Нет ответа. Есть только словеса, да еще призыв прекратить восхвалять трудолюбие и всяческие добродетели, расплеваться с высокими идеалами, способными довести невротиков и параноиков до извращений и преступлений.
Что касается извращений, то автор данного манифеста в своих картинах демонстрировал их в избытке, оплевав даже память матери. И никто ничего ему не запретил, его даже поощряли сторонники и почитатели его таланта. Разве что отец, замшелый блюститель традиционных нравов, выгнал из дома.
Какая же мораль провозглашается? Общий вывод: "Сюрреалистическая революция выступает в защиту АВТОМАТИЧЕСКОГО ПИСЬМА, СНА, ДРЕМОТНЫХ ВИДЕНИЙ и ГРЕЗ, ДУШЕВНЫХ БОЛЕЗНЕЙ и ИСТЕРИЧЕСКИХ СОСТОЯНИЙ; признает власть СЛУЧАЯ и пользу СЕКСУАЛЬНОГО АНКЕТИРОВАНИЯ, БРАНИ, БОГОХУЛЬСТВА, НАПАДОК НА ЦЕРКОВЬ, а также КОММУНИЗМА, АФРИКАНСКОГО ИСКУССТВА, СЮРРЕАЛИСТИЧЕСКИХ ПРЕДМЕТОВ и ПОЧТОВЫХ ОТКРЫТОК.

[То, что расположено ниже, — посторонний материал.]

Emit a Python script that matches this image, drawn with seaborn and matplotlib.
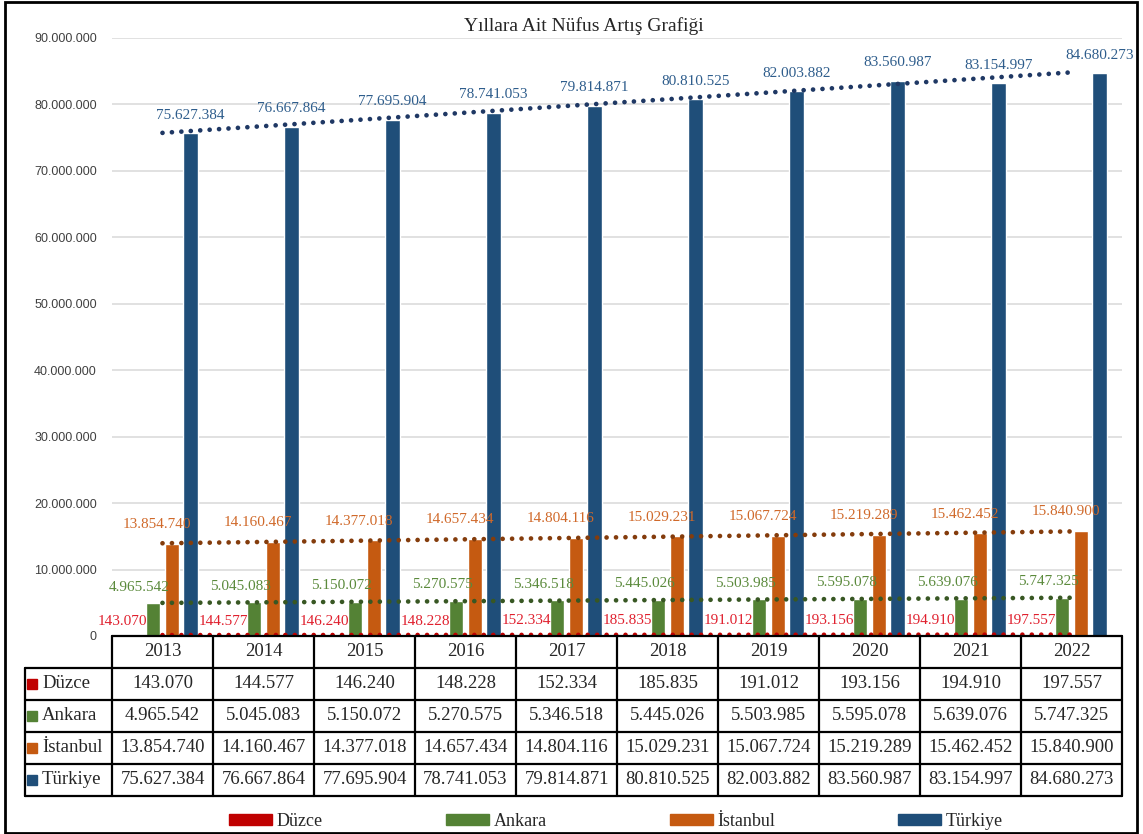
import numpy as np
import pandas as pd
import matplotlib
matplotlib.use("Agg")
import matplotlib.pyplot as plt
import seaborn as sns
from matplotlib.transforms import blended_transform_factory
from matplotlib.patches import Patch, Rectangle
from matplotlib.ticker import FuncFormatter, MultipleLocator

# Veriler
years = ["2013", "2014", "2015", "2016", "2017", "2018", "2019", "2020", "2021", "2022"]
duzce = [143070, 144577, 146240, 148228, 152334, 185835, 191012, 193156, 194910, 197557]
ankara = [4965542, 5045083, 5150072, 5270575, 5346518, 5445026, 5503985, 5595078, 5639076, 5747325]
istanbul = [13854740, 14160467, 14377018, 14657434, 14804116, 15029231, 15067724, 15219289, 15462452, 15840900]
turkiye = [75627384, 76667864, 77695904, 78741053, 79814871, 80810525, 82003882, 83560987, 83154997, 84680273]
cities = ["Düzce", "Ankara", "İstanbul", "Türkiye"]
series = [duzce, ankara, istanbul, turkiye]

bar_colors = ["#C00000", "#548235", "#C55A11", "#1F4E79"]
label_colors = ["#E0202E", "#5B8A3C", "#D0692A", "#2E5D8C"]
trend_colors = ["#C00000", "#385723", "#843C0C", "#1F3864"]
label_dx = [-12, -14, -15, 0]
label_dy = [14, 16, 19, 18]

SERIF = ["Liberation Serif", "DejaVu Serif"]
sns.set_theme(style="white")
plt.rcParams["font.family"] = SERIF

df = pd.DataFrame(dict(zip(cities, series)), index=years)
df = df.reset_index(names="Yıl").melt(id_vars="Yıl", var_name="Şehir", value_name="Nüfus")

W, H = 1143, 834
fig = plt.figure(figsize=(W / 100, H / 100), dpi=100)
ax = fig.add_axes([112 / W, 1 - 636 / H, 1010 / W, 598 / H])

sns.barplot(data=df, x="Yıl", y="Nüfus", hue="Şehir", hue_order=cities,
            palette=bar_colors, saturation=1, width=0.74, gap=0.24,
            legend=False, ax=ax, zorder=2)

ax.set_xlim(-0.5, 9.5)
ax.set_ylim(0, 90e6)
ax.yaxis.set_major_locator(MultipleLocator(10e6))
ax.yaxis.set_major_formatter(FuncFormatter(lambda v, _: f"{int(v):,}".replace(",", ".")))
ax.grid(axis="y", color="#d9d9d9", lw=1.1, zorder=0)
ax.set_axisbelow(True)
ax.set_xticks([])
ax.set_xlabel("")
ax.set_ylabel("")
ax.tick_params(axis="y", length=0, pad=11, labelsize=9, labelcolor="#404040")
for lab in ax.get_yticklabels():
    lab.set_family("Liberation Sans")
for s in ax.spines.values():
    s.set_visible(False)

fmt = lambda v: f"{v:,}".replace(",", ".")

# Veri etiketleri
for k, cont in enumerate(ax.containers):
    for bar, v in zip(cont, series[k]):
        xc = bar.get_x() + bar.get_width() / 2
        ax.annotate(fmt(v), (xc, v), xytext=(label_dx[k], label_dy[k]),
                    textcoords="offset pixels", ha="center", va="center",
                    color=label_colors[k], fontsize=11, family=SERIF, zorder=5)

# Doğrusal eğilim çizgileri
xs = np.arange(len(years))
for k, vals in enumerate(series):
    m, b = np.polyfit(xs, vals, 1)
    ax.plot([xs[0], xs[-1]], [m * xs[0] + b, m * xs[-1] + b],
            color=trend_colors[k], lw=3.4, linestyle=(0, (0.001, 2.0)),
            dash_capstyle="round", zorder=4)

# Veri tablosu
tr = blended_transform_factory(ax.transData, ax.transAxes)
rh = 32 / 598
x_left = -0.5 - 87 / 101
lk = dict(color="black", lw=1.6, transform=tr, clip_on=False, zorder=6)
ax.plot([-0.5, 9.5], [0, 0], **lk)
for r in range(1, 6):
    ax.plot([x_left, 9.5], [-rh * r, -rh * r], **lk)
for i in range(11):
    ax.plot([i - 0.5, i - 0.5], [0, -5 * rh], **lk)
ax.plot([x_left, x_left], [-rh, -5 * rh], **lk)

tk = dict(transform=tr, va="center", fontsize=13.5, family=SERIF)
for i, y in enumerate(years):
    ax.text(i, -rh / 2, y, ha="center", **tk)
for r, (name, vals) in enumerate(zip(cities, series)):
    yy = -rh * (r + 1.5)
    ax.plot([x_left + 7 / 101], [yy], marker="s", ms=7, color=bar_colors[r],
            transform=tr, clip_on=False)
    ax.text(x_left + 17 / 101, yy, name, ha="left", **tk)
    for i, v in enumerate(vals):
        ax.text(i, yy, fmt(v), ha="center", **tk)

# Başlık
fig.text(584 / W, 1 - 26 / H, "Yıllara Ait Nüfus Artış Grafiği", ha="center", va="center",
         fontsize=14, family=SERIF)

# Gösterge
handles = [Patch(facecolor=c, edgecolor=c) for c in bar_colors]
fig.legend(handles, cities, loc="center", bbox_to_anchor=(0.539, 1 - 821 / H), ncol=4,
           frameon=False, handlelength=2.4, handleheight=0.55, handletextpad=0.25,
           columnspacing=6.8, prop={"size": 13, "family": SERIF})

# Dış çerçeve
fig.add_artist(Rectangle((5 / W, 1 / H), 1132 / W, 831 / H, transform=fig.transFigure,
                         fill=False, lw=2, ec="black"))

fig.savefig("out.png", dpi=100)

Сюрреалистическая революция поднимает на щит имена графа Лотреамона, Троцкого, Фрейда, маркиза де Сада, Гераклита, Уччелло и им подобных.
Это сюрреалисты учиняют кровавые побоища в кабачке "Брасери де Лила", в кабаре "Мальдорор", в театре и прямо посреди улицы.
Это сюрреалисты поносят в своих манифестах Анато-ля Франса, Поля Клоделя, маршала Фоша, Поля Валери, кардинала Дюбуа, Сержа Дягилева и прочую шваль.
Слушай же, молодежь Каталонии! Я пришел объявить тебе, что старый порядок рушится, ниспровергая мораль. И всякому, кто еще цепляется за высокие, донельзя замусоленные идеалы, я плюну в лицо, плюну от всей души. Пусть утрется!"
Отметим: эти аллегорические плевки он позволяет себе в письменном виде и преимущественно в сторону покойников. Очных конфликтов он избегает, не скрывая, что труслив. Если изменить давнюю пародию Александра Архангельского на Владимира Маяковского, то получится:
Плюю я на Франса и на Валери,
плюю спокойненько
на покойников,
пусть даже они мне милы и родны.
На тех, кто вблизи и вдали,
от всей души
и со всей мочи
плюю на всех.
Не хватает слюны.
Шлите почтой.
Сальвадор Дали.
Ну ладно, такой у человека бунтарский наплевательский характер, он отвергает унылую традиционную мораль, постылые идеалы. Такой уж это сюрреалист, презирающий гнусную реальность...
Однако всего через три года этот яростный бунтарь и ниспровергатель с легкостью необыкновенной отказался почти от всего, что еще недавно провозглашал, обращаясь к молодежи Каталонии.